Your task |
Spot each line in the records below where the word "this" occurs, then copy it.

Records to process |

+---+

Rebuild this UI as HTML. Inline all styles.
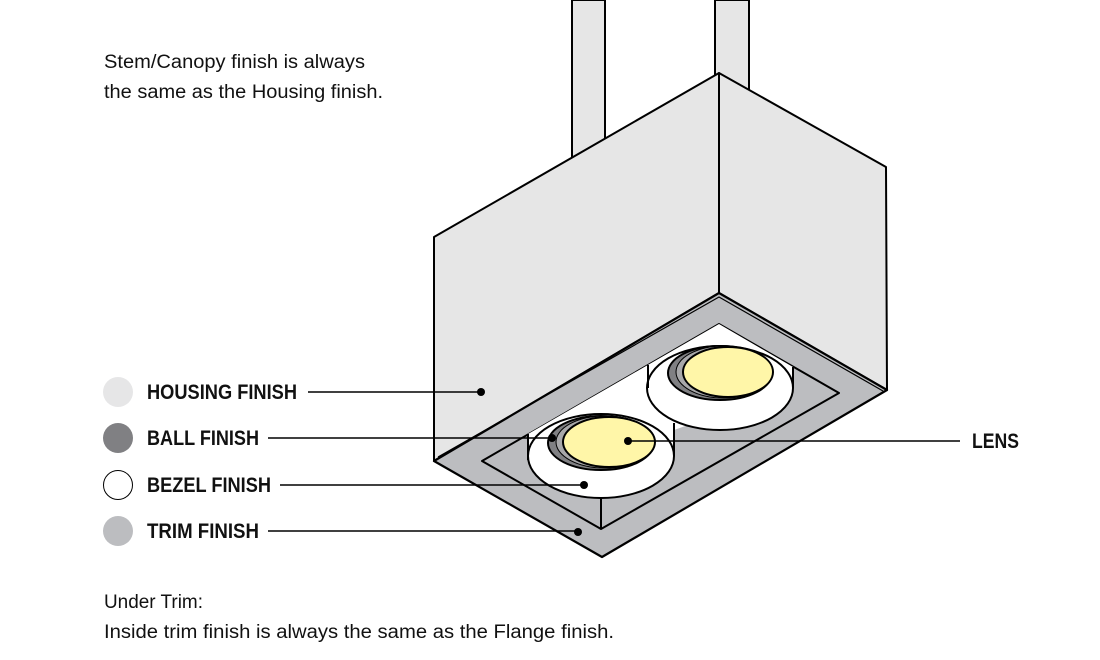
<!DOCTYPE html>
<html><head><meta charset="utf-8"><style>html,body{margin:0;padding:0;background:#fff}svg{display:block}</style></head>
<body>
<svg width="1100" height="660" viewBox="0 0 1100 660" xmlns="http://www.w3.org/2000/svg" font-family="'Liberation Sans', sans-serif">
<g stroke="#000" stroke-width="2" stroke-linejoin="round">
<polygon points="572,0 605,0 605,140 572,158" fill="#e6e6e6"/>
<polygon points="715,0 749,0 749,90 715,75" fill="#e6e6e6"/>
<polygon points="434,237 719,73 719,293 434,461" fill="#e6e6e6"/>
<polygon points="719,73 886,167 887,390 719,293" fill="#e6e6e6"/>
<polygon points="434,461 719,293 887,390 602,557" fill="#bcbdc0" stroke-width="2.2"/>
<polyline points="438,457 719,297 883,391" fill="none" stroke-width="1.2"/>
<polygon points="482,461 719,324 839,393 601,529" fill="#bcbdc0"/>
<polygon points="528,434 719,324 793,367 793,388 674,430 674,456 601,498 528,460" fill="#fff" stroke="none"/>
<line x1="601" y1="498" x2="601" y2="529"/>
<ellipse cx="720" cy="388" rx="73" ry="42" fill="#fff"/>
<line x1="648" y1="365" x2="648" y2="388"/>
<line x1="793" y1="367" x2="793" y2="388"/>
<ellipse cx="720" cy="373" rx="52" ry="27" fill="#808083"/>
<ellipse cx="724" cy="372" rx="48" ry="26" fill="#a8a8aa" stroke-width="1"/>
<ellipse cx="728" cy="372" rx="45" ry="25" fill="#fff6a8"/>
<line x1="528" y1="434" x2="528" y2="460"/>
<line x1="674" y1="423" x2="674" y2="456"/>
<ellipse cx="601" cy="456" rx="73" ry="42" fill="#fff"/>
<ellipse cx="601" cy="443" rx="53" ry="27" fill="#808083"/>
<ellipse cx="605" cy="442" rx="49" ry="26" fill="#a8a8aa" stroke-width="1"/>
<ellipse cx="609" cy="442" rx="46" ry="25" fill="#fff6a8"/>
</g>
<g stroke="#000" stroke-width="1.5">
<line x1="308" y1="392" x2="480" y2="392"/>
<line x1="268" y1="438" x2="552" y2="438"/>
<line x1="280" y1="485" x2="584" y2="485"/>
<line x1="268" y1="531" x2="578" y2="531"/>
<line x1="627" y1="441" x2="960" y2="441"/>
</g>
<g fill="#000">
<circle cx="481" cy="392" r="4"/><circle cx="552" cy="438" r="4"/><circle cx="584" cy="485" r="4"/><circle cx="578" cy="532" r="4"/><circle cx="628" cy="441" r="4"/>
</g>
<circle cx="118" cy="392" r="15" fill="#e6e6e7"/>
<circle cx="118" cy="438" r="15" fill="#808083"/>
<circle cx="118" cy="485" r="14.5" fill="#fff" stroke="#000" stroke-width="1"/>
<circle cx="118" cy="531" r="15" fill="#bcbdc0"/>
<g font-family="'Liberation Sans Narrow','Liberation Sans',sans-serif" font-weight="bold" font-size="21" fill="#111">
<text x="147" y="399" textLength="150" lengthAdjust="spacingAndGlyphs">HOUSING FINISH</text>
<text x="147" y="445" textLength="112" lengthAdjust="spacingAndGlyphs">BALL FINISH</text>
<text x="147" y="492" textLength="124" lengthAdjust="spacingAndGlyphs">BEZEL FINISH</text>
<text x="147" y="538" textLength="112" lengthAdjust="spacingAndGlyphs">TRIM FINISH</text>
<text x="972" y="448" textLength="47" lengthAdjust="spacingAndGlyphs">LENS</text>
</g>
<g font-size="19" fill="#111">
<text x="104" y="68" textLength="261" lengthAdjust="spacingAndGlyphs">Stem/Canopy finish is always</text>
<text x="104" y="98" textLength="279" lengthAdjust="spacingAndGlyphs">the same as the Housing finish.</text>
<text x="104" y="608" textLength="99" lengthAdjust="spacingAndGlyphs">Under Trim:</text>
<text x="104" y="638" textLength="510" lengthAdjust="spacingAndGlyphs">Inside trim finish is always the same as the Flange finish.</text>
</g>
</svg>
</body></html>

+---+

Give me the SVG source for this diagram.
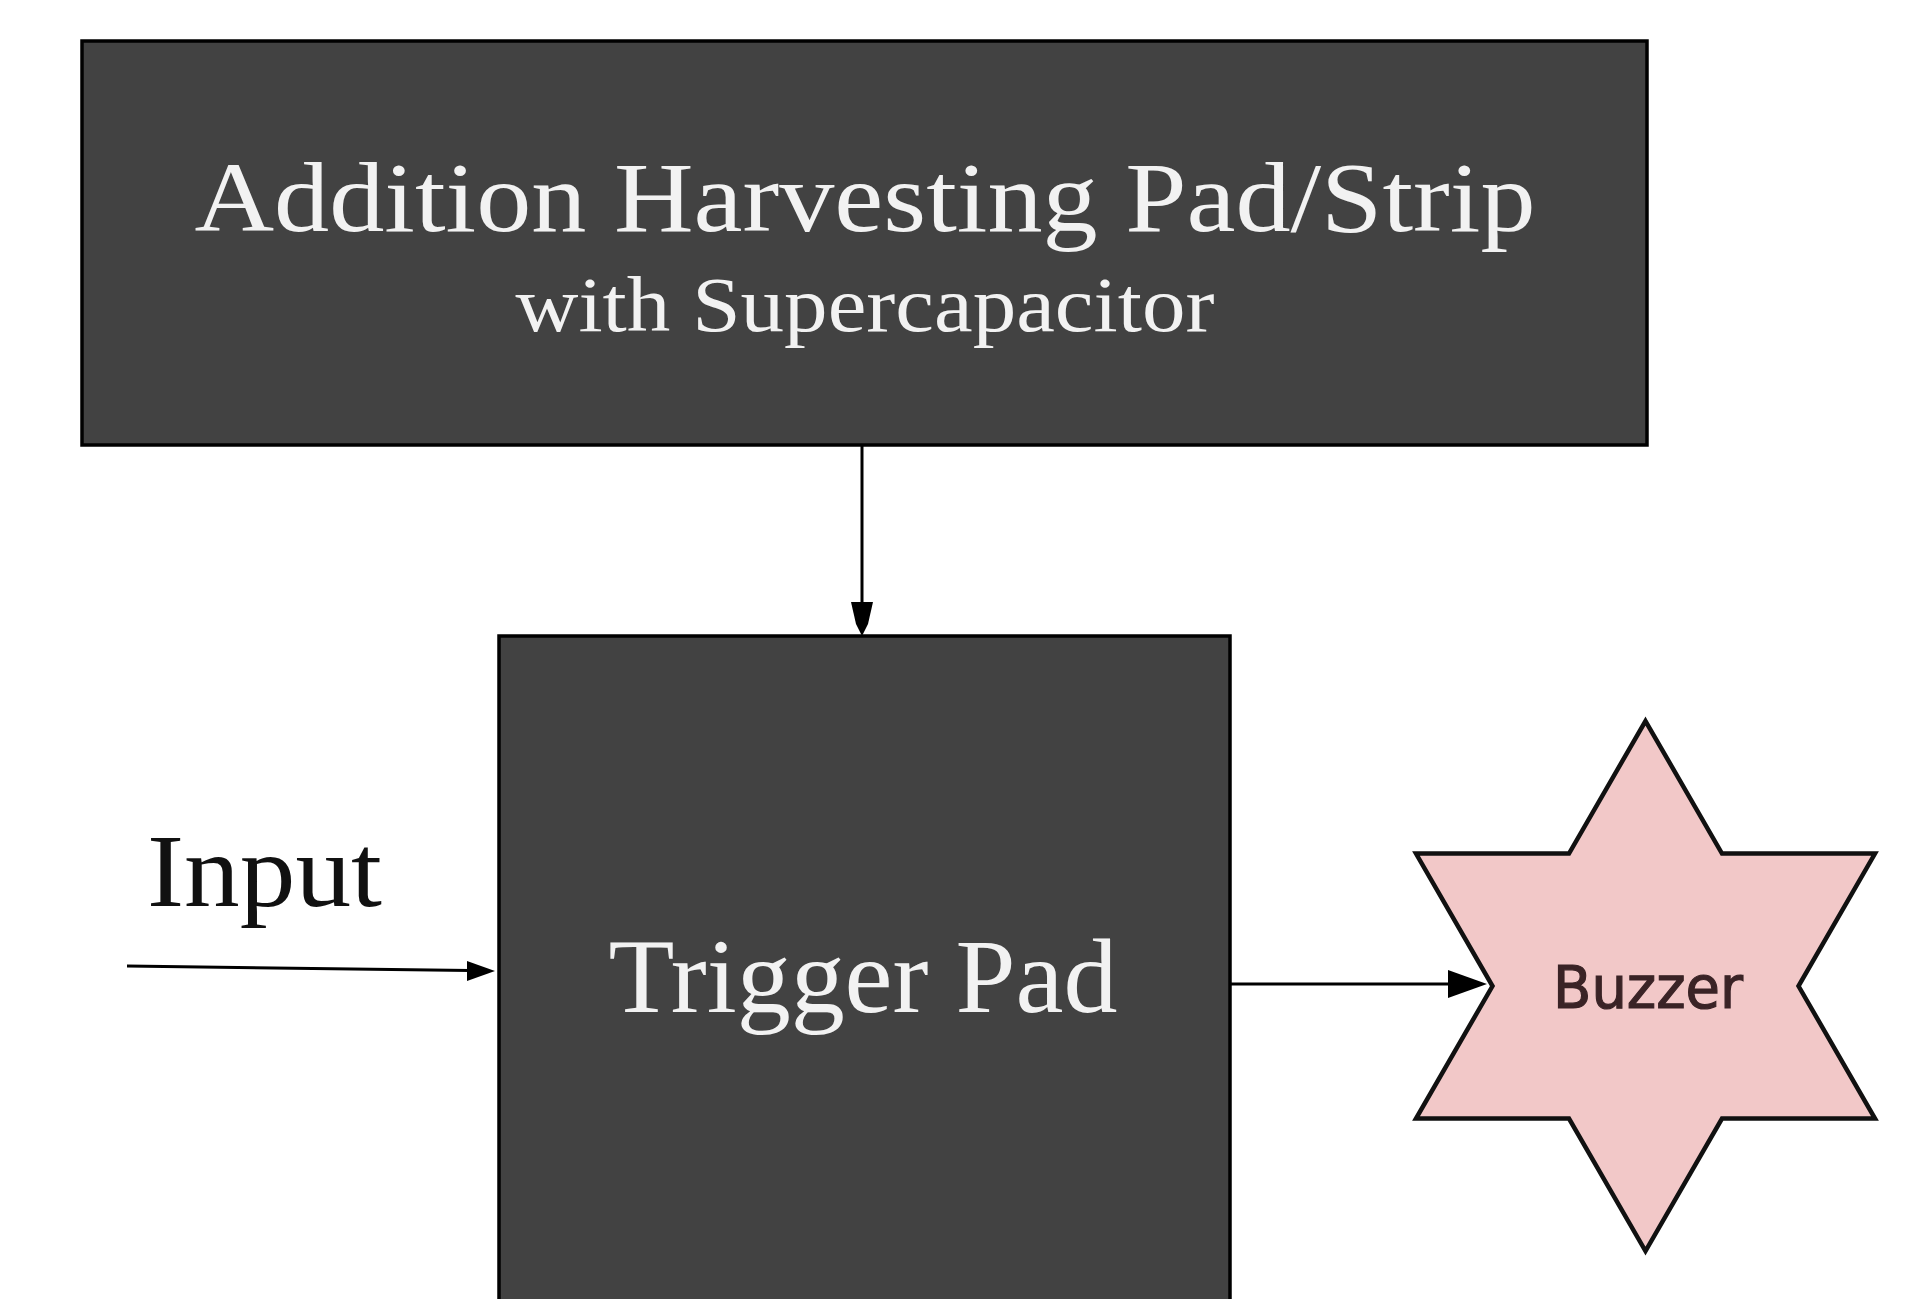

+---+

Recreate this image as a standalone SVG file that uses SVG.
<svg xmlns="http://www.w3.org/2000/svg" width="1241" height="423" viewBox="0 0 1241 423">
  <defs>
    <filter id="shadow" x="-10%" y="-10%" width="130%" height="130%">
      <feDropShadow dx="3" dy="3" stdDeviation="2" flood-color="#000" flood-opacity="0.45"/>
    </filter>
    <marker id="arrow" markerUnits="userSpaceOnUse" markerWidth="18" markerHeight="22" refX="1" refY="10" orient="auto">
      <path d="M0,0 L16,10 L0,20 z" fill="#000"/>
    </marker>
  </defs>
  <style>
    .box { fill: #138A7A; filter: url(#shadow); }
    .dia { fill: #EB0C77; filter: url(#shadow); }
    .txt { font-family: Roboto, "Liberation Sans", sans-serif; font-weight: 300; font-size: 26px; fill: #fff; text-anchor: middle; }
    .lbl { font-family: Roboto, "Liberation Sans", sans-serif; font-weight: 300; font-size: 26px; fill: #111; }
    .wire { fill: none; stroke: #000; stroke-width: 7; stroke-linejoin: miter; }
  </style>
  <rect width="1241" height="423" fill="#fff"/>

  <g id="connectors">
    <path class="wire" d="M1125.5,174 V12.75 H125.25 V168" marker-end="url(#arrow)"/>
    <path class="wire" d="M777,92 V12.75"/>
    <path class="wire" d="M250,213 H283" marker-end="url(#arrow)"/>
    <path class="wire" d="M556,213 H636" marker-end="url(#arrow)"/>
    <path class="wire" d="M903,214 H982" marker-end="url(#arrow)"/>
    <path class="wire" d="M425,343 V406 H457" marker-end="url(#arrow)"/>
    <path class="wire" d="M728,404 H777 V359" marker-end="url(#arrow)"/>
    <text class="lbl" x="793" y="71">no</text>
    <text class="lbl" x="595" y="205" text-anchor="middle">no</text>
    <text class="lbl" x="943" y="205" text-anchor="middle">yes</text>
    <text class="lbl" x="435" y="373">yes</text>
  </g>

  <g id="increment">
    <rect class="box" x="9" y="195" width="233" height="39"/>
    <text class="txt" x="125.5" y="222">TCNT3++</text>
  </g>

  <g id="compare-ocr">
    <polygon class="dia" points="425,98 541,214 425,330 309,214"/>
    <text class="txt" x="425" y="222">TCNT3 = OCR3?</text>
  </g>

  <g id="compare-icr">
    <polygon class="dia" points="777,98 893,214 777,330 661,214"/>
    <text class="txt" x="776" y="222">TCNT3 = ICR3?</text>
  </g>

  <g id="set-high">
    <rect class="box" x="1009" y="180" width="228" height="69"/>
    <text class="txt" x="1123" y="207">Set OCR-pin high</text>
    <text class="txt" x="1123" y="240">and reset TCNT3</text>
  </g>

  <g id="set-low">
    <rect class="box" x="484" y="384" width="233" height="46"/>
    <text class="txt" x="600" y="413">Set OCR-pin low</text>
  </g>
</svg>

+---+

Expected answer |
Rebuild this UI as HTML. Inline all styles.
Give me the SVG source for this diagram.
Recreate this image as a standalone SVG file that uses SVG.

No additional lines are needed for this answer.